Figure scripts:
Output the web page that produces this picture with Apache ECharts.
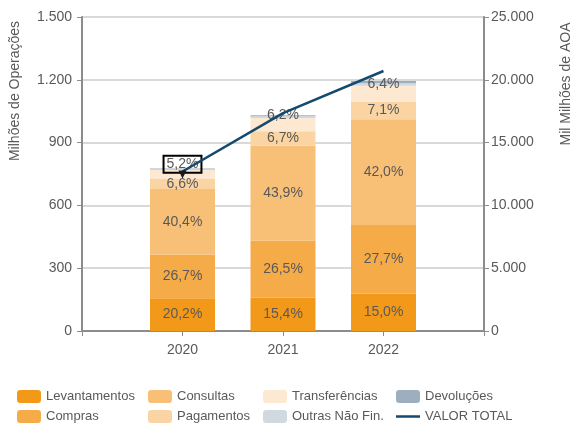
<!DOCTYPE html>
<html>
<head>
<meta charset="utf-8">
<script src="https://cdn.jsdelivr.net/npm/echarts@6/dist/echarts.min.js"></script>
<style>
html,body{margin:0;padding:0;background:#fff;}
#c{width:574px;height:423px;}
</style>
</head>
<body>
<div id="c"></div>
<script>
// Categories (years)
var years = ['2020', '2021', '2022'];

// Millions of operations per type
var levantamentos   = [157, 159, 179];
var compras         = [207, 273, 331];
var consultas       = [314, 453, 501];
var pagamentos      = [51, 69, 85];
var transferencias  = [40, 64, 76];
var outrasNaoFin    = [4, 8, 12];
var devolucoes      = [3, 5, 10];

// Share labels shown on the bars
var lblLevantamentos  = ['20,2%', '15,4%', '15,0%'];
var lblCompras        = ['26,7%', '26,5%', '27,7%'];
var lblConsultas      = ['40,4%', '43,9%', '42,0%'];
var lblPagamentos     = ['6,6%', '6,7%', '7,1%'];
var lblTransferencias = ['5,2%', '6,2%', '6,4%'];

// Total value (Mil Milhões de AOA)
var valorTotal = [12700, 17350, 20700];

// Axis ticks
var leftTicks  = [0, 300, 600, 900, 1200, 1500];
var rightTicks = [0, 5000, 10000, 15000, 20000, 25000];

var FONT = '"Liberation Sans", Arial, sans-serif';
var TXT = '#595959';

// padded category list: empty slots at both ends so the years sit at 1/4, 2/4, 3/4
var xCats = [''].concat(years, ['']);

function fmtThousands(v) {
  return String(v).replace(/\B(?=(\d{3})+(?!\d))/g, '.');
}

function pad(arr) { return ['-'].concat(arr, ['-']); }

function barSeries(name, vals, labels, color, extra) {
  var data = vals.map(function (v, i) {
    var d = { value: v };
    if (extra && extra[i]) { d.label = extra[i]; }
    return d;
  });
  return {
    name: name,
    type: 'bar',
    stack: 'total',
    barWidth: 65,
    itemStyle: { color: color },
    label: {
      show: !!labels,
      position: 'inside',
      fontFamily: FONT,
      fontSize: 14,
      color: TXT,
      formatter: function (p) { return labels ? labels[p.dataIndex - 1] : ''; }
    },
    data: pad(data)
  };
}

var transfExtra = [
  { offset: [0, -10], borderColor: '#000', borderWidth: 2, padding: [2, 3, 1, 3] },
  { offset: [0, -9] },
  { offset: [0, -9] }
];

var lineIcon = 'path://M0,0 L0.01,0 L0,0.01 Z M24,13 L23.99,13 L24,12.99 Z M0,5.2 L24,5.2 L24,7.8 L0,7.8 Z';

var legendBase = { orient: 'vertical', top: 390, itemWidth: 24, itemHeight: 13, itemGap: 7, padding: 0,
  textStyle: { fontSize: 13, color: TXT, fontFamily: FONT } };
function lg(left, data) { return Object.assign({}, legendBase, { left: left, data: data }); }

var chart = echarts.init(document.getElementById('c'));
chart.setOption({
  animation: false,
  backgroundColor: '#fff',
  textStyle: { fontFamily: FONT },
  grid: { left: 82, right: 90, top: 17, bottom: 92, containLabel: false },
  xAxis: {
    type: 'category',
    data: xCats,
    boundaryGap: false,
    splitLine: { show: false },
    axisLine: { show: true, lineStyle: { color: '#8C8C8C', width: 2 } },
    axisTick: { show: true, length: 5, alignWithLabel: true, lineStyle: { color: '#8C8C8C', width: 1 } },
    axisLabel: { margin: 12, fontSize: 14, color: TXT, fontFamily: FONT, interval: 0 }
  },
  yAxis: [
    {
      type: 'value', min: leftTicks[0], max: leftTicks[leftTicks.length - 1], interval: 300,
      position: 'left',
      axisLine: { show: true, lineStyle: { color: '#8C8C8C', width: 2 } },
      axisTick: { show: true, length: 5, lineStyle: { color: '#8C8C8C' } },
      splitLine: { show: true, lineStyle: { color: '#D9D9D9', width: 2 } },
      axisLabel: { margin: 10, fontSize: 14, color: TXT, fontFamily: FONT, formatter: fmtThousands }
    },
    {
      type: 'value', min: rightTicks[0], max: rightTicks[rightTicks.length - 1], interval: 5000,
      position: 'right',
      axisLine: { show: true, lineStyle: { color: '#8C8C8C', width: 2 } },
      axisTick: { show: true, length: 5, lineStyle: { color: '#8C8C8C' } },
      splitLine: { show: false },
      axisLabel: { margin: 7, fontSize: 14, color: TXT, fontFamily: FONT, formatter: fmtThousands }
    }
  ],
  legend: [
    lg(17, ['Levantamentos', 'Compras']),
    lg(148, ['Consultas', 'Pagamentos']),
    lg(263, ['Transferências', 'Outras Não Fin.']),
    lg(396, ['Devoluções', { name: 'VALOR TOTAL', icon: lineIcon }])
  ],
  graphic: [
    { type: 'text', x: 15, y: 91, rotation: Math.PI / 2,
      style: { text: 'Milhões de Operações', font: '14px ' + FONT, fill: TXT, align: 'center', verticalAlign: 'middle' } },
    { type: 'text', x: 566, y: 84, rotation: Math.PI / 2,
      style: { text: 'Mil Milhões de AOA', font: '14px ' + FONT, fill: TXT, align: 'center', verticalAlign: 'middle' } }
  ],
  series: [
    barSeries('Levantamentos', levantamentos, lblLevantamentos, '#F3991A'),
    barSeries('Compras', compras, lblCompras, '#F5AB48'),
    barSeries('Consultas', consultas, lblConsultas, '#F8BF77'),
    barSeries('Pagamentos', pagamentos, lblPagamentos, '#FAD5A3'),
    barSeries('Transferências', transferencias, lblTransferencias, '#FDE8D1', transfExtra),
    barSeries('Outras Não Fin.', outrasNaoFin, null, '#D0D9E0'),
    barSeries('Devoluções', devolucoes, null, '#9DAFBE'),
    {
      name: 'VALOR TOTAL',
      type: 'line',
      yAxisIndex: 1,
      z: 10,
      symbol: 'none',
      showSymbol: true,
      color: '#134A6E',
      lineStyle: { color: '#134A6E', width: 2.5 },
      data: pad(valorTotal.map(function (v, i) {
        var d = { value: v };
        if (i === 0) {
          d.symbol = 'triangle';
          d.symbolRotate = 180;
          d.symbolSize = [8, 8];
          d.symbolOffset = [0, 3];
          d.itemStyle = { color: '#1a1a1a' };
        }
        return d;
      }))
    }
  ]
});
</script>
</body>
</html>
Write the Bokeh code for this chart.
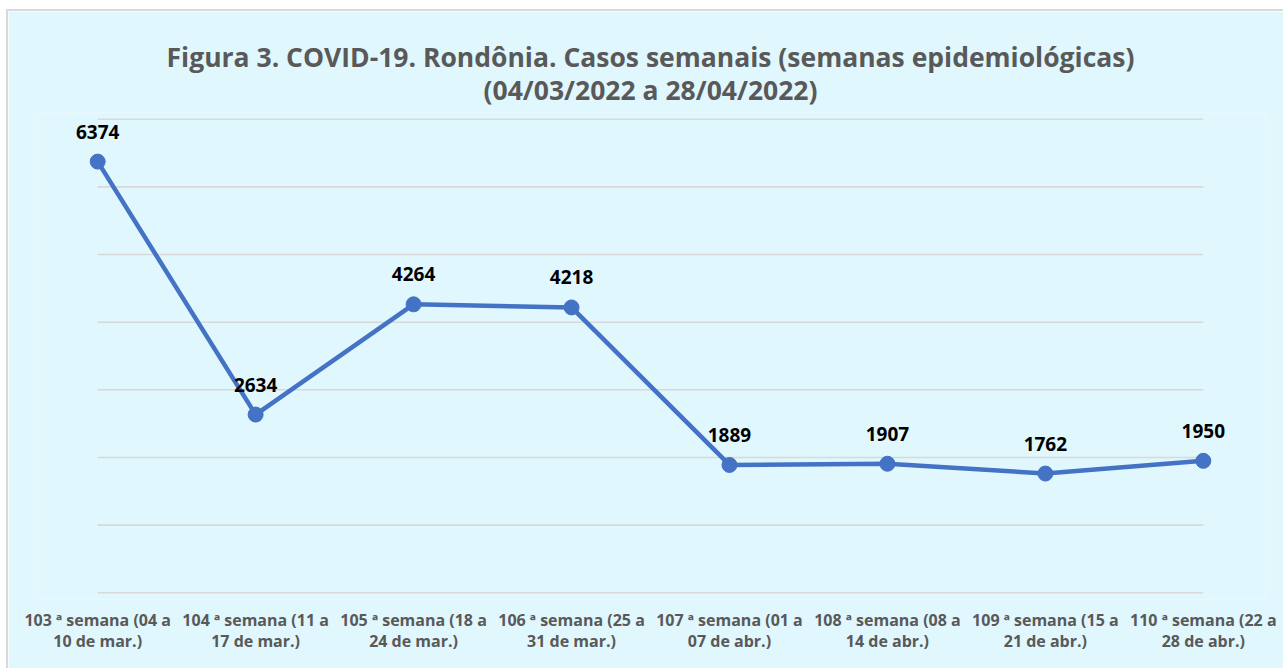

[What is needed]: Check each line of these records for the string "this" and state only how many lines have it.

[Exercise answer]: 2